3| Setting up accounts for the estate: Executors are required to obtain a tax identification number for the estate, to keep the estate’s money separate from their own funds and to account to the beneficiaries for funds of the estate.
4| Managing estate assets: This includes professionally managing the estate’s financial securities and cash in accordance with a custom investment policy statement. It also includes management of real estate properties and any unique assets (collectibles and copyrights, for example).
5| Continuing necessary payments: The funds in the estate’s bank account can be used for making mortgage, insurance and other recurring payments that must be paid during the administration of the estate.
6| Paying debts, creditors, and administrative expenses: In general, before any person named in a will can receive any inheritance, the deceased’s creditors debts must be settled. In most states the executor must notify all creditors of the death of the individual and wait for those creditors to file claims.

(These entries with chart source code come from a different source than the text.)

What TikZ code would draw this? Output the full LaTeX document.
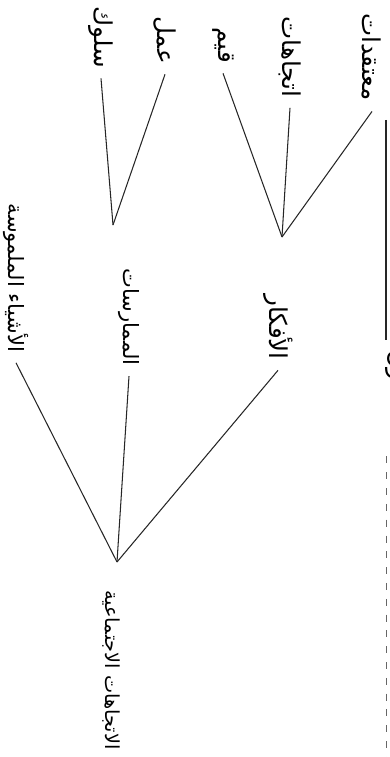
\documentclass[tikz,border=0pt]{standalone}
\usepackage{fontspec}
\newfontfamily\arabicfont[Script=Arabic]{DejaVu Sans}
\TeXXeTstate=1
\usetikzlibrary{positioning}

\begin{document}
\begin{tikzpicture}[
    x=0.02cm, y=0.02cm,
    lbl/.style={rotate=-90, font=\arabicfont\fontsize{14}{16}\selectfont, inner sep=1pt, outer sep=5pt},
    longlbl/.style={lbl, font=\arabicfont\fontsize{12}{14}\selectfont},
    ln/.style={line width=0.6pt, black!85},
    scanline/.style={line width=0.5pt, black!60, dash pattern=on 4pt off 5pt}
  ]
  \useasboundingbox (0,0) rectangle (389,-757);
  \clip (0,0) rectangle (389,-757);

  % leaves
  \node[lbl] (belief) at (372,-57) {\beginR معتقدات\endR};
  \node[lbl] (attitude) at (290,-57) {\beginR اتجاهات\endR};
  \node[lbl] (value) at (223,-45) {\beginR قيم\endR};
  \node[lbl] (work) at (165,-40) {\beginR عمل\endR};
  \node[lbl] (behave) at (101,-37) {\beginR سلوك\endR};

  % middle level
  \node[lbl] (ideas) at (278,-327) {\beginR الأفكار\endR};
  \node[longlbl] (practice) at (129,-317) {\beginR الممارسات\endR};
  \node[longlbl] (things) at (16,-278) {\beginR الأشياء الملموسة\endR};

  % root
  \node[longlbl, font=\arabicfont\fontsize{11}{13}\selectfont] (root) at (111,-670) {\beginR الاتجاهات الاجتماعية\endR};

  % cut-off text at the edge of the scan
  \node[lbl] (cut) at (398,-398) {\beginR العقائدون\endR};

  \coordinate (jIdeas) at (282,-237);
  \coordinate (jPractice) at (113,-225);
  \coordinate (jRoot) at (117,-562);
  \coordinate (edgeTop) at (386,-120);

  \draw[ln] (belief.east) -- (jIdeas);
  \draw[ln] (attitude.east) -- (jIdeas);
  \draw[ln] (value.east) -- (jIdeas);
  \draw[ln] (work.east) -- (jPractice);
  \draw[ln] (behave.east) -- (jPractice);
  \draw[ln] (ideas.east) -- (jRoot);
  \draw[ln] (practice.east) -- (jRoot);
  \draw[ln] (things.east) -- (jRoot);

  \draw[ln] (edgeTop) -- (cut.west -| edgeTop);
  \draw[scanline] (cut.east -| edgeTop) -- (386,-757);
\end{tikzpicture}
\end{document}
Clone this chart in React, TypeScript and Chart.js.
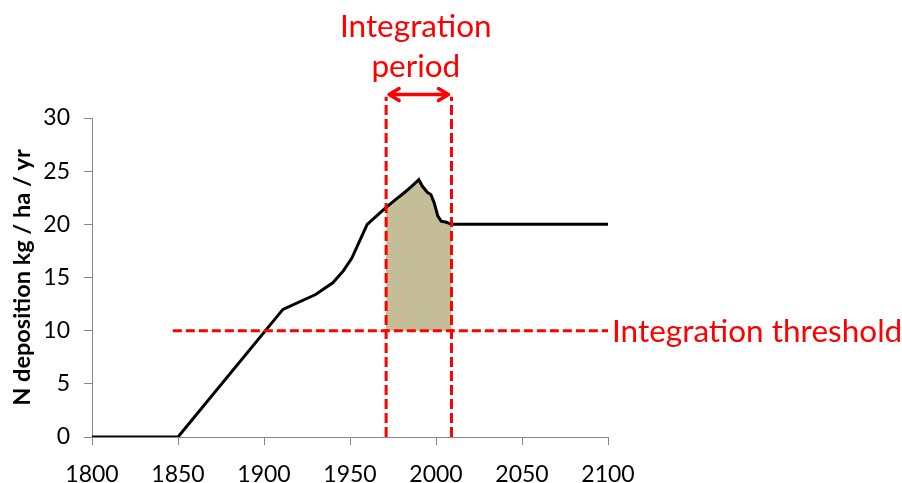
import React, { useEffect, useRef } from "react";
import { Chart, registerables } from "chart.js";

Chart.register(...registerables);

// ---- data ----
const years = [1800, 1850, 1911, 1930, 1940, 1946, 1951, 1960, 1971, 1977, 1981, 1986, 1990, 1992, 1995, 1997, 1999, 2001, 2003, 2006, 2009, 2100];
const deposition = [0, 0, 12.0, 13.4, 14.5, 15.6, 16.8, 20.0, 21.6, 22.4, 22.9, 23.6, 24.2, 23.6, 23.0, 22.8, 22.0, 20.8, 20.3, 20.2, 20.0, 20.0];

const periodStart = 1971;
const periodEnd = 2009;
const markerTop = 32;
const arrowLevel = 32.2;

const thresholdValue = 10;
const thresholdStart = 1847;
const thresholdEnd = 2100;

const xMin = 1800;
const xMax = 2100;
const xStep = 50;
const yMin = 0;
const yMax = 30;
const yStep = 5;

const periodLabel = ["Integration", "period"];
const thresholdLabel = "Integration threshold";
const yTitle = "N deposition kg / ha / yr";

const RED = "#FF0000";
const AXIS = "#868686";
const FILL = "#C4BD97";

const mainPoints = years.map((x, i) => ({ x, y: deposition[i] }));
const fillPoints = mainPoints.filter((p) => p.x >= periodStart && p.x <= periodEnd);

const annotationPlugin = {
  id: "annotations",
  afterDraw(chart: any) {
    const ctx = chart.ctx;
    const xs = chart.scales.x;
    const ys = chart.scales.y;
    const x1 = xs.getPixelForValue(periodStart);
    const x2 = xs.getPixelForValue(periodEnd);
    const ya = ys.getPixelForValue(arrowLevel);
    ctx.save();
    // arrow
    ctx.strokeStyle = RED;
    ctx.lineWidth = 3.5;
    ctx.lineCap = "round";
    ctx.lineJoin = "round";
    const a1 = x1 + 3;
    const a2 = x2 - 3;
    ctx.beginPath();
    ctx.moveTo(a1, ya);
    ctx.lineTo(a2, ya);
    ctx.moveTo(a1 + 10, ya - 6);
    ctx.lineTo(a1, ya);
    ctx.lineTo(a1 + 10, ya + 6);
    ctx.moveTo(a2 - 10, ya - 6);
    ctx.lineTo(a2, ya);
    ctx.lineTo(a2 - 10, ya + 6);
    ctx.stroke();
    // texts
    ctx.fillStyle = RED;
    ctx.font = "31.5px Lato";
    ctx.textAlign = "center";
    ctx.textBaseline = "alphabetic";
    const cx = (x1 + x2) / 2 - 3;
    ctx.fillText(periodLabel[0], cx, 37);
    ctx.fillText(periodLabel[1], cx, 77);
    ctx.textAlign = "left";
    const tx = xs.getPixelForValue(thresholdEnd) + 4;
    const ty = ys.getPixelForValue(thresholdValue) + 11;
    ctx.fillText(thresholdLabel, tx, ty);
    ctx.restore();
  },
};

export default function App() {
  const ref = useRef<HTMLCanvasElement>(null);
  useEffect(() => {
    if (!ref.current) return;
    const chart = new Chart(ref.current, {
      type: "line",
      data: {
        datasets: [
          {
            label: "deposition",
            data: mainPoints,
            borderColor: "#000000",
            borderWidth: 3,
            pointRadius: 0,
            tension: 0,
            fill: false,
            order: 2,
          },
          {
            label: "integral",
            data: fillPoints,
            borderWidth: 0,
            borderColor: "rgba(0,0,0,0)",
            backgroundColor: FILL,
            pointRadius: 0,
            tension: 0,
            fill: { value: thresholdValue },
            order: 3,
          },
          {
            label: "threshold",
            data: [
              { x: thresholdStart, y: thresholdValue },
              { x: thresholdEnd, y: thresholdValue },
            ],
            borderColor: RED,
            borderWidth: 3,
            borderDash: [9, 4],
            pointRadius: 0,
            fill: false,
            order: 1,
          },
          {
            label: "start",
            data: [
              { x: periodStart, y: yMin },
              { x: periodStart, y: markerTop },
            ],
            borderColor: RED,
            borderWidth: 3,
            borderDash: [10, 4],
            pointRadius: 0,
            fill: false,
            clip: false,
            order: 0,
          },
          {
            label: "end",
            data: [
              { x: periodEnd, y: yMin },
              { x: periodEnd, y: markerTop },
            ],
            borderColor: RED,
            borderWidth: 3,
            borderDash: [10, 4],
            pointRadius: 0,
            fill: false,
            clip: false,
            order: 0,
          },
        ],
      },
      options: {
        animation: false,
        responsive: false,
        devicePixelRatio: 1,
        layout: { padding: { left: 0, right: 294, top: 118, bottom: 0 } },
        plugins: { legend: { display: false }, tooltip: { enabled: false } },
        scales: {
          x: {
            type: "linear",
            min: xMin,
            max: xMax,
            afterFit: (s: any) => {
              s.height = 46;
            },
            ticks: {
              stepSize: xStep,
              autoSkip: false,
              maxRotation: 0,
              padding: 16,
              color: "#000000",
              font: { family: "Lato", size: 23 },
              callback: (v: any) => String(v),
            },
            grid: { drawOnChartArea: false, drawTicks: true, tickLength: 8, color: AXIS, lineWidth: 1 },
            border: { color: AXIS, width: 1 },
          },
          y: {
            type: "linear",
            min: yMin,
            max: yMax,
            afterFit: (s: any) => {
              s.width = 92;
            },
            ticks: {
              stepSize: yStep,
              padding: 14,
              color: "#000000",
              font: { family: "Lato", size: 23 },
            },
            grid: { drawOnChartArea: false, drawTicks: true, tickLength: 8, color: AXIS, lineWidth: 1 },
            border: { color: AXIS, width: 1 },
            title: {
              display: true,
              text: yTitle,
              color: "#000000",
              font: { family: "Lato", size: 23.5, weight: "bold" },
              padding: { top: 8, bottom: 0 },
            },
          },
        },
      },
      plugins: [annotationPlugin],
    });
    return () => chart.destroy();
  }, []);
  return (
    <canvas
      ref={ref}
      width={902}
      height={483}
      style={{ position: "absolute", left: 0, top: 0, width: 902, height: 483 }}
    />
  );
}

7| Wrapping up the deceased’s affairs: This can include everything from canceling credit cards to notifying a bank about the death of the individual. An executor may also need to wind up a business or transfer an LLC or other closely held business assets.
Settling an estate involves overseeing multiple tasks with varying deadlines. Hiring a corporate executor may be a smart choice to help family members during an emotional time — so the family can spend less time worrying about money and more time celebrating your legacy.